For more than 100 years, every Ferris wheel on the planet was roughly the same size and height as the 1893 original. But in 2000, something changed: London debuted the London Eye, an enormous juggernaut of a tourist trap. Its success sparked a global race to build higher and faster wheels in the sky—and it's only heating up. So who's winning?
The original Ferris Wheel in Chicago
For 100 years after it debuted at the Chicago World's Fair in 1893, the Ferris wheel was nothing more than a folly on the urban landscape. This feat of engineering intended to "out-Eiffel Eiffel" but was still perceived as a carnival ride, relegated to amusement parks, shopping malls and smarmy boardwalks thick with taffy and funnel cake. In 1999, the world's tallest Ferris wheel rotated a mere 377 feet above Tokyo, which was only a slight innovation: the original had reached 263 feet a century before.

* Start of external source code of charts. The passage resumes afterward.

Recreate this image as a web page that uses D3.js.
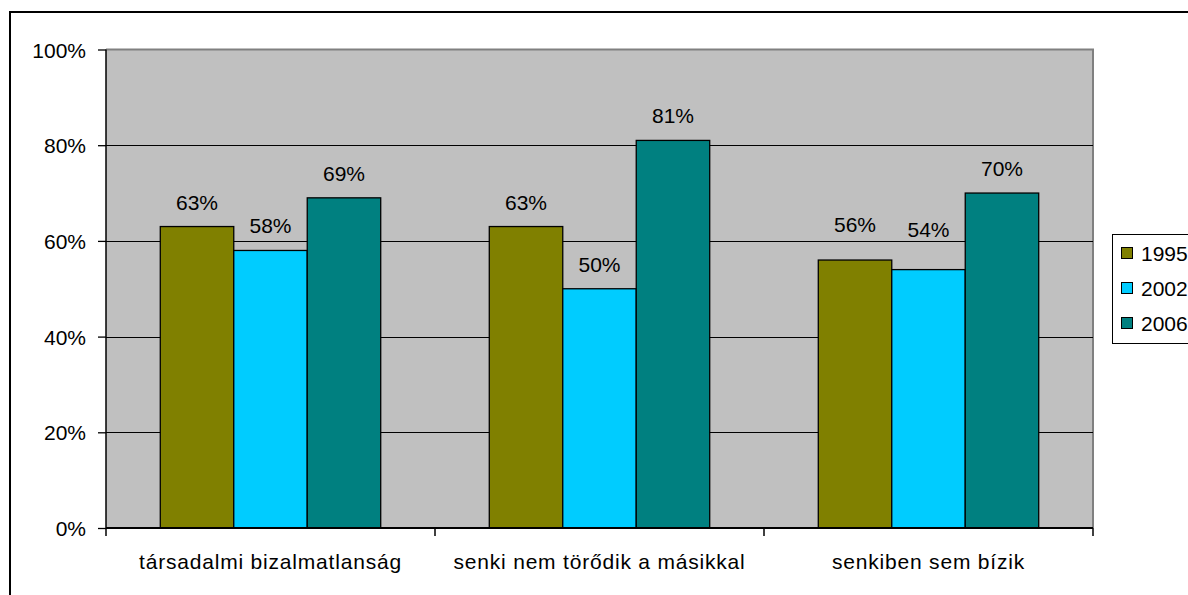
<!DOCTYPE html>
<html><head><meta charset="utf-8">
<script src="https://cdn.jsdelivr.net/npm/d3@7"></script>
<style>body{margin:0;background:#fff}svg{display:block;font-family:"Liberation Sans",Arial,sans-serif}</style>
</head><body>
<svg id="c" width="1188" height="595"></svg>
<script>
const categories = ["társadalmi bizalmatlanság", "senki nem törődik a másikkal", "senkiben sem bízik"];
const seriesNames = ["1995", "2002", "2006"];
const v1995 = [63, 63, 56];
const v2002 = [58, 50, 54];
const v2006 = [69, 81, 70];
const yTicks = [0, 20, 40, 60, 80, 100];
const colors = ["#808000", "#00CCFF", "#008080"];
const seriesValues = [v1995, v2002, v2006];
// extra upward shift of a few labels (manually moved in the original)
const labelShift = [[0, 0, 11], [0, 0, 16], [0, 0, 0]];

const svg = d3.select("#c");
const FS = 21;
// outer frame
svg.append("rect").attr("x", 10).attr("y", 12).attr("width", 1300).attr("height", 700)
  .attr("fill", "#fff").attr("stroke", "#000").attr("stroke-width", 2);

const L = 106, R = 1093, T = 49.5, B = 528;
const x = d3.scaleBand().domain(categories).range([L, R]).padding(0);
const y = d3.scaleLinear().domain([0, 100]).range([B, T]);
const inner = d3.scaleBand().domain(seriesNames)
  .range([x.bandwidth() * 0.165, x.bandwidth() * 0.835]).padding(0);

// plot area
svg.append("rect").attr("x", L).attr("y", T).attr("width", R - L).attr("height", B - T)
  .attr("fill", "#C0C0C0");
svg.append("path").attr("d", `M${L},${T}H${R}V${B}`).attr("fill", "none")
  .attr("stroke", "#808080").attr("stroke-width", 2);

// gridlines
svg.append("g").selectAll("line").data(yTicks.filter(t => t > 0 && t < 100)).join("line")
  .attr("x1", L).attr("x2", R).attr("y1", d => Math.round(y(d)) + 0.5).attr("y2", d => Math.round(y(d)) + 0.5)
  .attr("stroke", "#000").attr("stroke-width", 1);

// bars
categories.forEach((c, ci) => {
  seriesNames.forEach((s, si) => {
    const val = seriesValues[si][ci];
    const bx = x(c) + inner(s);
    svg.append("rect").attr("x", bx).attr("y", y(val)).attr("width", inner.bandwidth())
      .attr("height", y(0) - y(val)).attr("fill", colors[si]).attr("stroke", "#000").attr("stroke-width", 1.3);
    svg.append("text").attr("x", bx + inner.bandwidth() / 2).attr("y", y(val) - 17 - labelShift[si][ci])
      .attr("text-anchor", "middle").attr("font-size", FS).attr("fill", "#000").text(val + "%");
  });
});

// y axis
const yAxis = d3.axisLeft(y).tickValues(yTicks).tickFormat(d => d + "%").tickSize(8).tickPadding(12);
const ya = svg.append("g").attr("transform", `translate(${L},0)`).call(yAxis);
ya.select(".domain").attr("stroke", "#000").attr("stroke-width", 1.5).attr("d", `M0,${T}V${B}`);
ya.selectAll(".tick line").attr("stroke", "#000").attr("stroke-width", 1.3);
ya.selectAll(".tick text").attr("font-size", FS).attr("font-family", "Liberation Sans, Arial, sans-serif")
  .attr("fill", "#000").attr("dy", "0.36em");

// x axis
const xAxis = d3.axisBottom(x).tickSize(0).tickPadding(0);
const xa = svg.append("g").attr("transform", `translate(0,${B})`).call(xAxis);
xa.select(".domain").attr("stroke", "#000").attr("stroke-width", 2).attr("d", `M${L},0H${R}`);
xa.selectAll(".tick text").attr("font-size", FS).attr("font-family", "Liberation Sans, Arial, sans-serif")
  .attr("fill", "#000").attr("y", 41).attr("dy", 0).attr("letter-spacing", "0.8px");
const bounds = [L, ...categories.map(c => x(c) + x.bandwidth())];
xa.selectAll(".bt").data(bounds).join("line").attr("class", "bt")
  .attr("x1", d => d).attr("x2", d => d).attr("y1", 0).attr("y2", 8).attr("stroke", "#000").attr("stroke-width", 1.5);

// legend
const lg = svg.append("g");
lg.append("rect").attr("x", 1112.5).attr("y", 234.5).attr("width", 200).attr("height", 109)
  .attr("fill", "#fff").attr("stroke", "#000").attr("stroke-width", 1);
seriesNames.forEach((s, i) => {
  const cy = 253 + i * 35;
  lg.append("rect").attr("x", 1121.5).attr("y", cy - 5.5).attr("width", 11).attr("height", 11)
    .attr("fill", colors[i]).attr("stroke", "#000").attr("stroke-width", 1);
  lg.append("text").attr("x", 1141).attr("y", cy + 7.5).attr("font-size", FS).attr("fill", "#000").text(s);
});
</script>
</body></html>
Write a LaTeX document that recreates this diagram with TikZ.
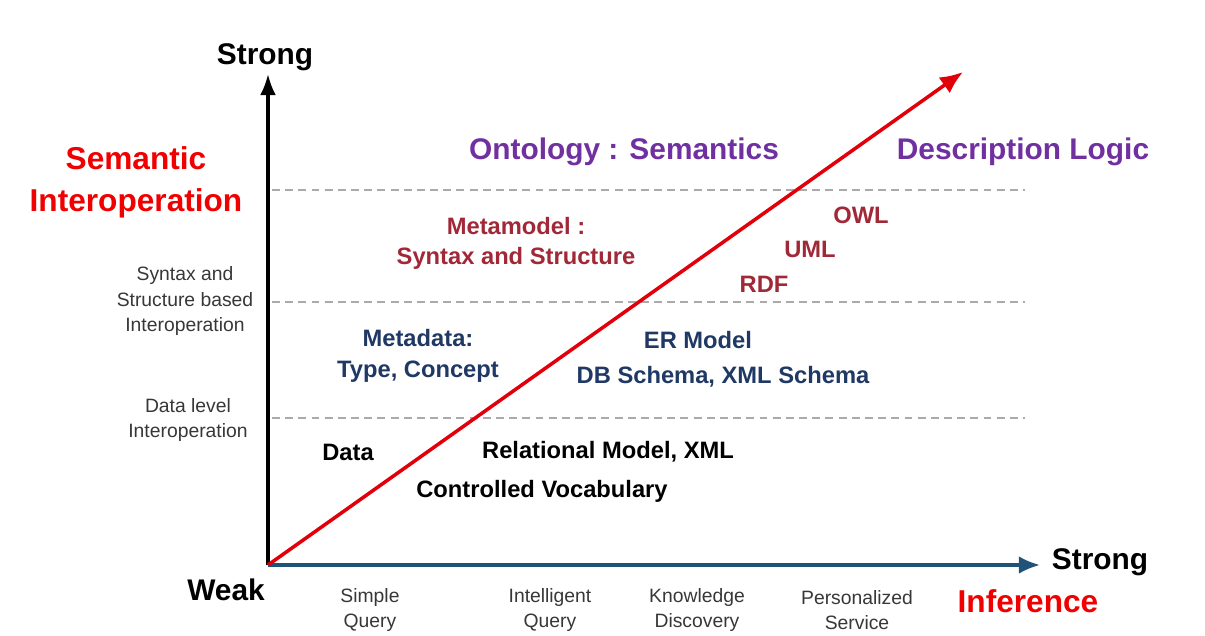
\documentclass[tikz,border=0pt]{standalone}
\usepackage{fontspec}
\setmainfont{Liberation Sans}
\usetikzlibrary{arrows.meta}
\definecolor{semred}{RGB}{240,0,0}
\definecolor{arrowred}{RGB}{225,0,10}
\definecolor{ontopurple}{RGB}{112,48,160}
\definecolor{metared}{RGB}{160,40,55}
\definecolor{metanavy}{RGB}{31,56,100}
\definecolor{axisblue}{RGB}{31,84,120}
\definecolor{guidegrey}{RGB}{170,170,170}
\definecolor{levelgrey}{RGB}{55,55,55}
\tikzstyle{axistext} = [font=\fontsize{17}{20}\selectfont\bfseries, text=black, inner sep=1pt]
\tikzstyle{redtitle} = [font=\fontsize{18}{24}\selectfont\bfseries, text=semred, align=center, inner sep=1pt]
\tikzstyle{ontotitle} = [font=\fontsize{17}{20}\selectfont\bfseries, text=ontopurple, inner sep=1pt]
\tikzstyle{leveltext} = [font=\fontsize{11}{14.7}\selectfont, text=levelgrey, align=center, inner sep=1pt]
\tikzstyle{metatext} = [font=\fontsize{13.5}{17}\selectfont\bfseries, text=metared, align=center, inner sep=1pt]
\tikzstyle{navytext} = [font=\fontsize{13.5}{18}\selectfont\bfseries, text=metanavy, align=center, inner sep=1pt]
\tikzstyle{datatext} = [font=\fontsize{13.5}{17}\selectfont\bfseries, text=black, inner sep=1pt]
\tikzstyle{guide} = [draw=guidegrey, line width=1.2pt, dash pattern=on 4.5pt off 3pt]
\begin{document}
\begin{tikzpicture}[x=0.02cm, y=-0.02cm]
    \useasboundingbox (0,0) rectangle (1205,636);
    % level separators
    \foreach \y in {190,302,418}
        \draw[guide] (272,\y) -- (1025,\y);
    % axes
    \coordinate (O) at (268,565);
    \coordinate (ytip) at (268,74);
    \coordinate (xtip) at (1040,565);
    \coordinate (rtip) at (963,72);
    \node[axistext] (ystrong) at (265,57) {Strong};
    \node[axistext] (weak) at (226,590) {Weak};
    \node[axistext] (xstrong) at (1100,562) {Strong};
    \draw[axisblue, line width=1.8pt, -{Latex[length=12pt,width=10pt]}] (O) -- (xtip);
    \draw[black, line width=1.8pt, -{Latex[length=12pt,width=9pt]}] (O) -- (ytip);
    \draw[arrowred, line width=2pt, -{Latex[length=13pt,width=11pt]}] (O) -- (rtip);
    % left labels
    \node[redtitle] (semint) at (136,182) {Semantic\\Interoperation};
    \node[leveltext] (synint) at (185,301) {Syntax and\\Structure based\\Interoperation};
    \node[leveltext] (datint) at (188,420) {Data level\\Interoperation};
    % titles
    \node[ontotitle] (onto) at (624,152) {Ontology : Semantics};
    \node[ontotitle] (dlogic) at (1023,152) {Description Logic};
    % upper band
    \node[metatext] (meta) at (516,243) {Metamodel :\\Syntax and Structure};
    \node[metatext] (owl) at (861,215) {OWL};
    \node[metatext] (uml) at (810,249) {UML};
    \node[metatext] (rdf) at (764,284) {RDF};
    % middle band
    \node[navytext] (metadata) at (418,356) {Metadata:\\Type, Concept};
    \node[navytext] (ermodel) at (698,340) {ER Model};
    \node[navytext] (schema) at (723,377) {DB Schema, XML Schema};
    % lower band
    \node[datatext] (data) at (348,452) {Data};
    \node[datatext] (relxml) at (608,452) {Relational Model, XML};
    \node[datatext] (vocab) at (542,491) {Controlled Vocabulary};
    % inference scale
    \node[leveltext] (simple) at (370,610) {Simple\\Query};
    \node[leveltext] (intel) at (550,610) {Intelligent\\Query};
    \node[leveltext] (know) at (697,610) {Knowledge\\Discovery};
    \node[leveltext] (pers) at (857,610) {Personalized\\Service};
    \node[redtitle] (infer) at (1028,601) {Inference};
\end{tikzpicture}
\end{document}
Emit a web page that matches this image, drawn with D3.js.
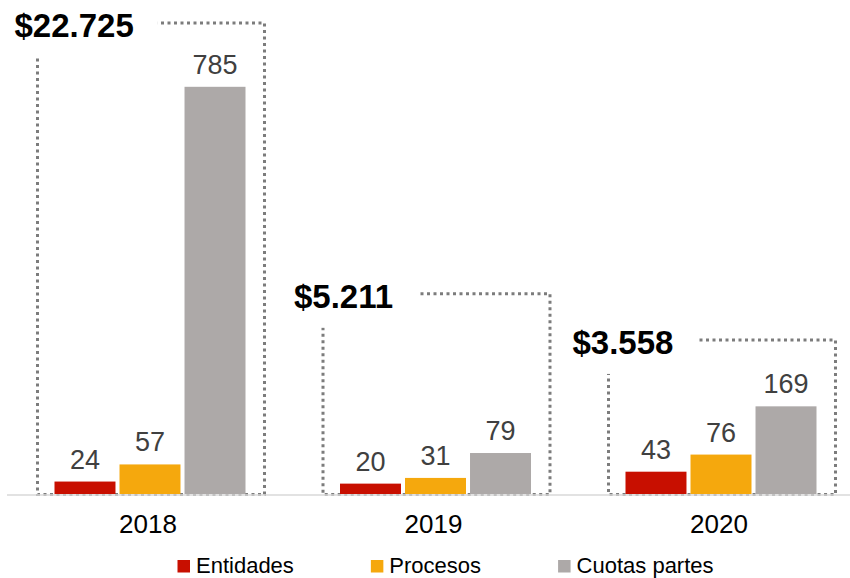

The London Eye towers over the Thames
Then the London Eye came along in 2000. At 443 feet, it rather triumphantly claimed the title of tallest in the world. It accommodated 800 passengers at a time, who rode in 32 cushy capsules high above the Thames, not at some theme park. The London Eye was a critical and cultural success. Suddenly, the now-named "observation wheel" had been transformed into a civic icon, a symbol of urban progress—that just happened to turn a hefty profit. And cities around the world wanted their own little wheels of fortune.